Барак для инвалидов, в котором жил Вайсман, стоял вблизи заградительной зоны. За забором из колючей проволоки проходила железная дорога, по которой следовали составы с углем из Воркуты. Один раз в день по этой ветке проходил и пассажирский поезд. Наш лагерь был на дороге Воркута — Москва. Окна пассажирского поезда были освещены, в них были видны мужчины, женщины, сидящие у окна или проходящие по вагону. С тоской мы смотрели и завидовали свободным людям в поезде… На глаза невольно навертывались слезы.
Мне вспоминается, что как-то администрация приказала после вечерней проверки сразу заходить в бараки и больше не появляться во дворе лагеря. Это было для нас вдвойне тюрьмой. Прежде это не соблюдалось, и надзиратели к нам не придирались.
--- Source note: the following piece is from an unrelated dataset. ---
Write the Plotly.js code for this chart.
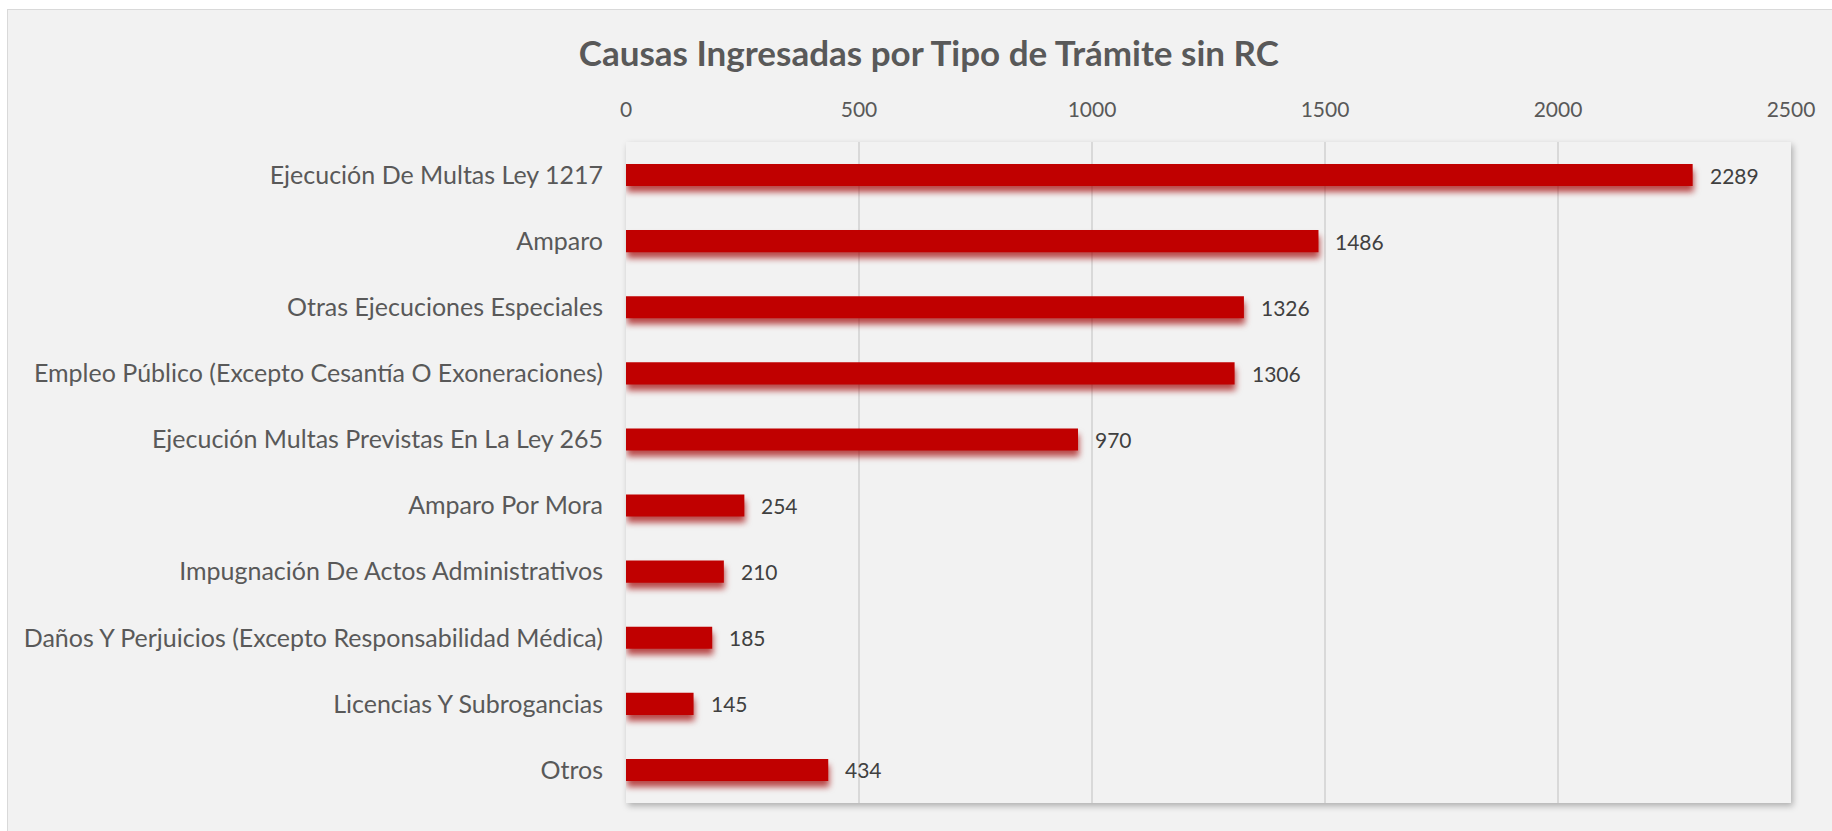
<!DOCTYPE html>
<html>
<head>
<meta charset="utf-8">
<script src="https://cdn.plot.ly/plotly-3.0.1.min.js"></script>
<style>
  html, body { margin: 0; padding: 0; background: #ffffff; overflow: hidden; width: 1832px; height: 831px; }
  #frame { position: absolute; left: 7px; top: 9px; width: 1840px; height: 840px; background: #f2f2f2; border: 1.5px solid #d9d9d9; }
  #chart { position: absolute; left: 0; top: 0; width: 1832px; height: 831px; }
  #chart rect.bg { filter: drop-shadow(2px 3px 3px rgba(0,0,0,0.28)); }
  #chart .trace.bars .point path { filter: drop-shadow(1px 6px 3px rgba(160,0,0,0.7)); }
</style>
</head>
<body>
<div id="frame"></div>
<div id="chart"></div>
<script>
const categories = [
  "Ejecución De Multas Ley 1217",
  "Amparo",
  "Otras Ejecuciones Especiales",
  "Empleo Público (Excepto Cesantía O Exoneraciones)",
  "Ejecución Multas Previstas En La Ley 265",
  "Amparo Por Mora",
  "Impugnación De Actos Administrativos",
  "Daños Y Perjuicios (Excepto Responsabilidad Médica)",
  "Licencias Y Subrogancias",
  "Otros"
];
const values = [2289, 1486, 1326, 1306, 970, 254, 210, 185, 145, 434];
const xTicks = [0, 500, 1000, 1500, 2000, 2500];
const titleText = "Causas Ingresadas por Tipo de Trámite sin RC";

const FONT = "Lato, 'Open Sans', sans-serif";

const trace = {
  type: "bar",
  orientation: "h",
  x: values,
  y: categories,
  marker: { color: "#c00000" },
  hoverinfo: "x+y"
};

const annotations = values.map((v, i) => ({
  x: v, y: categories[i], xref: "x", yref: "y",
  text: String(v), showarrow: false,
  xanchor: "left", yanchor: "middle", xshift: 15,
  font: { family: FONT, size: 21, color: "#404040" }
}));

const layout = {
  width: 1832, height: 831,
  paper_bgcolor: "rgba(0,0,0,0)",
  plot_bgcolor: "#f2f2f2",
  margin: { l: 626, r: 41, t: 142, b: 28, pad: 0 },
  title: {
    text: "<b>" + titleText + "</b>",
    x: 0.507, xanchor: "center",
    y: 1 - 54 / 831, yanchor: "middle",
    font: { family: FONT, size: 35, color: "#595959" }
  },
  bargap: 0.665,
  showlegend: false,
  xaxis: {
    side: "top",
    range: [0, 2500],
    tickvals: xTicks,
    ticktext: xTicks.map(String),
    showgrid: true, gridcolor: "#d9d9d9", gridwidth: 1.3,
    zeroline: false, showline: false, ticks: "",
    ticklabelstandoff: 20,
    tickfont: { family: FONT, size: 21, color: "#595959" },
    fixedrange: true
  },
  yaxis: {
    type: "category",
    categoryorder: "array", categoryarray: categories,
    autorange: "reversed",
    showgrid: false, zeroline: false, showline: false, ticks: "",
    ticklabelstandoff: 22,
    tickfont: { family: FONT, size: 25, color: "#595959" },
    fixedrange: true
  },
  annotations: annotations
};

Plotly.newPlot("chart", [trace], layout, { displayModeBar: false, staticPlot: true });
</script>
</body>
</html>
Однажды мы гуляли вблизи барака инвалидов — Вайсман, Штернберг и я. Внезапно нас окликнули два надзирателя и велели подойти к ним. Вайсман и Штернберг поспешили уйти к своему бараку, но надзиратели приказали остановиться. На вопрос, почему они не в бараке, те ответили, что вышли только по естественной надобности. Я сказал, что у меня была срочная работа на электростанции. Было это в августе, снега еще не было. Надзиратели поговорили между собою и велели нам следовать за ними в БУР. Как мы ни просили, оправдывались — не помогло, надо было идти в карцер. По дороге в БУР мы прошли мимо кипятилки, где дневальные получают кипяток для своих бараков. Один зэк стоял вблизи кипятилки и, увидев появившихся надзирателей, стал здороваться (все заключенные при встрече с вольнонаемными обязаны остановиться и сказать «Здравствуйте, гражданин начальник»). Но этот молодой лагерник выпалил: «Здравствуйте, товарищ начальник!». Младший из надзирателей ответил: «Какой я тебе товарищ? А ну, пошли с нами», — и присоединил к нам и этого украинского парня.